One of many of the pairs of words in these results that seem obvious once pointed out, “potable” and “poison” both ultimately come from Latin “potare”, meaning “to drink”. “Potare” also gives English the word “potion”, a close cousin of “poison”.

Both of these words derive ultimately from the Latin “ago”, meaning “act”, “do”, “make”, and a bunch of other things.

English “actor” is a short hop away from “ago”, but “coagulate” takes a longer path: “ago” ➔ “cogo” (“collect”) ➔ “coagulum” (“a clot”) ➔ “coagulo” (“to clot”).

Both “estate” and “contrast” ultimately derive from Latin “stare”, meaning (among other things) “stand”.

“Contrast” is a shortened form of the Latin “contrastare” (“contra-” meaning “against”, so “stand against”, which is a literal description of what you do when you compare things).

“Estate” comes to English via the Latin “stare” ➔ “status” (“position, place”), which then gives the English “state” and eventually “estate”.

“Pay” and “peace” are descended from the Latin “pax”, meaning “peace”.

“Pay” takes a slightly longer journey than “peace”, coming from Latin “pacare”, meaning “appease”, as in “appeasing a creditor”. So etymologically, to “pay” someone means to “create peace by settling a debt”.

These words all descend from the Greek “karkinos”, meaning “crab”, which became “cancer” in Latin.

“Cancer” was applied to tumors because the swollen veins around a tumor were said to look like a crab.

“Cancer” had an alternative meaning, “enclosure” (which is, historically, where the meaning “crab” was derived, because of the way a crab’s pincers form a circle). This alternative meaning helped the word evolve into the Latin “cancellus” – a barrier dividing two parts of a building. Applied metaphorically, this eventually became the English “cancel”.

“Chancellor” comes from the Latin “cancellarius”, originally a court official who, wanting to be separated from the public, stood on one side of a cancellus.

I find etymologies like this that have clear physical roots especially fascinating.

“Fantastic” and “phenotype” both descend from the Greek “phainein”, meaning “show”.

The path from “phainein” to “phenotype” is fairly plain, but “fantastic” takes a longer path via Greek “phantos” (“visible”) ➔ Greek “phantazesthai” (“have visions, imagine”) ➔ Greek “phantastikos” (“imaginary, fantastic”) ➔ Old French “fantastique” (“fantastic”).

The leap from a word meaning “imaginary” to a word meaning “fantastic” struck me as odd initially, but apparently it comes from the sense of the word “imaginary” as “unreal”.

Both words ultimately descend from Latin “lex”, meaning “law”.

“Legal” takes a short hop from the Latin “legalis”.

The history of “college” is more complicated – “lex” became Latin “lego” (“choose, appoint”) ➔ Latin “collega” (“partner”, or “one chosen to work with another”) ➔ Latin “collegium” (“group of colleagues”).
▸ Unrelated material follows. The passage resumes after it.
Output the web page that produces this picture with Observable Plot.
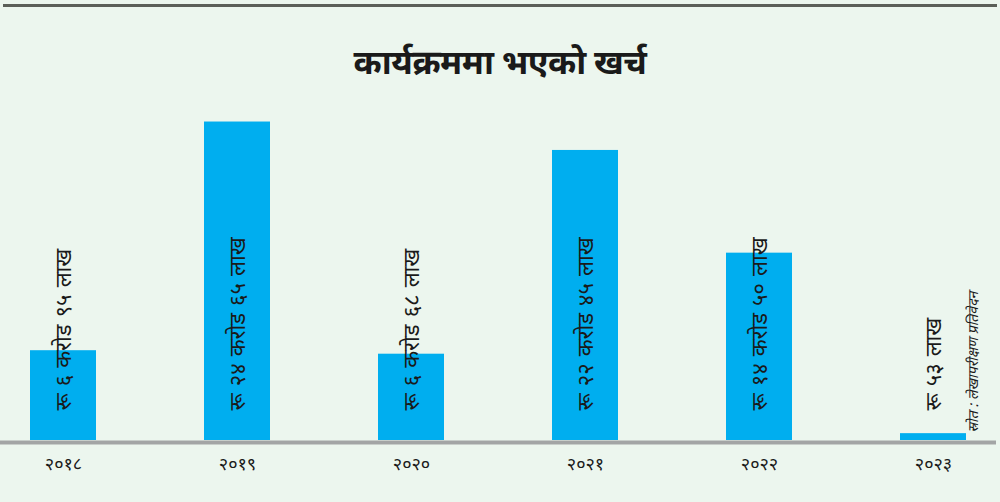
<!DOCTYPE html>
<html>
<head>
<meta charset="utf-8">
<script src="https://cdn.jsdelivr.net/npm/d3@7"></script>
<script src="https://cdn.jsdelivr.net/npm/@observablehq/plot@0.6"></script>
<style>
  html, body { margin: 0; padding: 0; background: #ecf6ee; }
  body { width: 1000px; height: 502px; overflow: hidden; font-family: "Noto Sans Devanagari", "Noto Sans", sans-serif; }
  #topline { position: absolute; top: 4px; left: 3px; width: 994px; height: 3px; background: #5b5f58; }
  #title { height: 100px; box-sizing: border-box; padding-top: 46px; text-align: center; font-size: 34px; font-weight: bold; color: #1a1a1a; line-height: 40px; letter-spacing: -0.5px; }
</style>
</head>
<body>
<div id="topline"></div>
<div id="title">कार्यक्रममा भएको खर्च</div>
<div id="chart"></div>
<script>
const years = ["२०१८", "२०१९", "२०२०", "२०२१", "२०२२", "२०२३"];
const amounts = [6.95, 24.65, 6.68, 22.45, 14.50, 0.53]; // करोड
const labels = [
  "रू ६ करोड ९५ लाख",
  "रू २४ करोड ६५ लाख",
  "रू ६ करोड ६८ लाख",
  "रू २२ करोड ४५ लाख",
  "रू १४ करोड ५० लाख",
  "रू ५३ लाख"
];
const source = "स्रोत : लेखापरीक्षण प्रतिवेदन";

const data = years.map((y, i) => ({year: y, value: amounts[i], label: labels[i]}));

const chart = Plot.plot({
  width: 1000,
  height: 402,
  marginLeft: 0,
  marginRight: 4,
  marginTop: 17,
  marginBottom: 62,
  style: {background: "transparent", fontFamily: "'Noto Sans Devanagari', 'Noto Sans', sans-serif", color: "#1a1a1a"},
  x: {domain: years, paddingInner: 0.62, paddingOuter: 0.166, label: null},
  y: {domain: [0, 25], axis: null},
  marks: [
    Plot.barY(data, {x: "year", y: "value", fill: "#00aeef"}),
    Plot.ruleY([0], {stroke: "#a3a5a5", strokeWidth: 4, dy: 2}),
    Plot.text(data, {x: "year", y: () => 0, text: d => d.label.replaceAll(" ", " \u200a"), rotate: -90, textAnchor: "start", dy: -30, fontSize: 22, fill: "#1a1a1a"}),
    Plot.text([source], {frameAnchor: "bottom-right", text: d => d, rotate: -90, textAnchor: "start", dx: -19, dy: -8, fontSize: 14, fontStyle: "italic", fill: "#1a1a1a"}),
    Plot.axisX({tickSize: 0, tickPadding: 17, fontSize: 18, label: null})
  ]
});
document.getElementById("chart").appendChild(chart);
</script>
</body>
</html>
So a “college” is, etymologically speaking, a group of people chosen to work together.

Historically, this word was often used to refer to a corporation, and only became associated with universities in the past couple hundred years.

“Lien” and “ligament” are descended from the Latin “ligare”, meaning “tie”. Both words have taken relatively short paths to their current English forms.

This is another case that I find so delightful in which a word with a physical meaning (“ligare”) has taken a metaphorical leap to become a modern word (“lien”).

While it seems like “journal” and “journey” should be close cousins, their nearest common ancestor is in fact quite old – the Latin “diurnus”, meaning “daily”.

A “journal” is a book written in to record the day.

A “journey” was historically the distance that could be traveled in a single day. The “in a single day” bit of that has since been lost, leaving “journey” to just mean “travel”.

I never would have picked those two words out of a lineup as having a shared etymological root, but sure enough it sits right there – the “du” in the middle of each word, which ultimately derives from Latin “duco”, meaning “lead”.

“Educate” comes from the Latin “eductus”, meaning to “lead or bring out”, and then the Latin “educare” (“raise, train, mould”). I love the image of education as the process of extruding a refined person out of a base of unrefined material.

“Subdue” comes from the latin “subduco”, meaning “lead under”. Again, a very clear physical description of what the word means – to put beneath you, or bring under control.